Why does DCA win sometimes? When the market declines after you start investing, DCA means you bought fewer shares at the high price and more at the lower prices. If you had invested everything at the peak, DCA catches up.
- For most investors who save from their paycheck, DCA is not a strategy — it is the natural consequence of how they invest. Contributing monthly from your paycheck to a 401(k) or IRA is DCA by default.
- The practical case for DCA over lump sum is behavioral. Most people cannot comfortably invest a large sum all at once without second-guessing the timing. DCA removes the timing decision and makes it easier to stick to the plan.
- If you have a lump sum (inheritance, bonus, sale proceeds), the mathematically optimal approach is to invest it all at once into your target allocation. If that feels too uncomfortable, DCA over 6–12 months is a reasonable behavioral compromise.

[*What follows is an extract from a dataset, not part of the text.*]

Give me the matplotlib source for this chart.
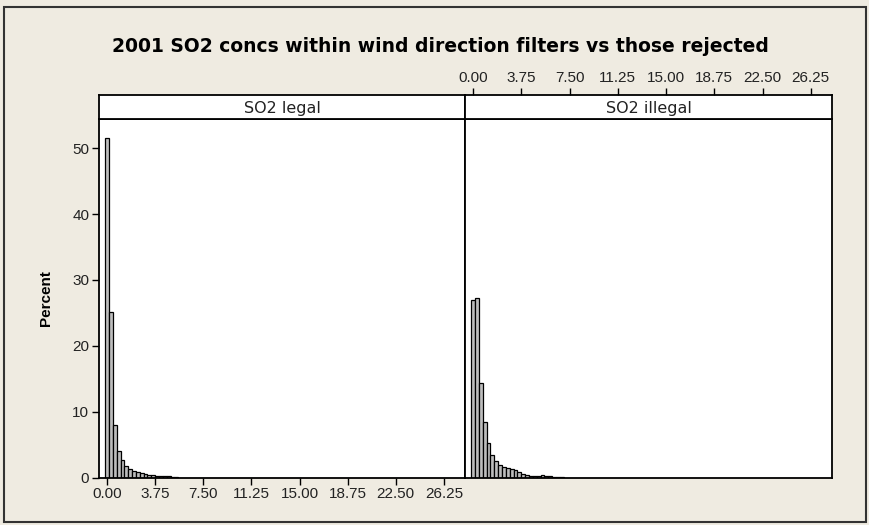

When DCA Is the Right Approach
Contributing from income: If you invest monthly from your paycheck, you are already DCAing. This is the natural and correct approach — there is no lump sum sitting around to invest differently.
After a windfall: A large inheritance or bonus is psychologically difficult to invest all at once. DCA over 6–12 months reduces regret risk at the cost of some expected return. For most people, this trade-off is worth it for the peace of mind.
During a volatile market: DCA can be psychologically easier during corrections or crashes. "I'm buying more shares at lower prices" is a useful reframe that keeps people invested rather than stopping contributions or selling.
What DCA Does Not Do
DCA does not protect against bear markets. If the market falls 40% after you begin investing, your DCA purchases all declined in value — you just bought more shares on the way down, which helps on the recovery but does not prevent the paper loss.
DCA also does not eliminate the need to choose what you invest in. The success of DCA depends entirely on what you are buying into. Buying a poor investment consistently does not make it a good strategy.
The most powerful combination: DCA into low-cost, diversified index funds with automatic contributions, and do not touch it during downturns.
Historical performance data used in research comparisons does not guarantee future results.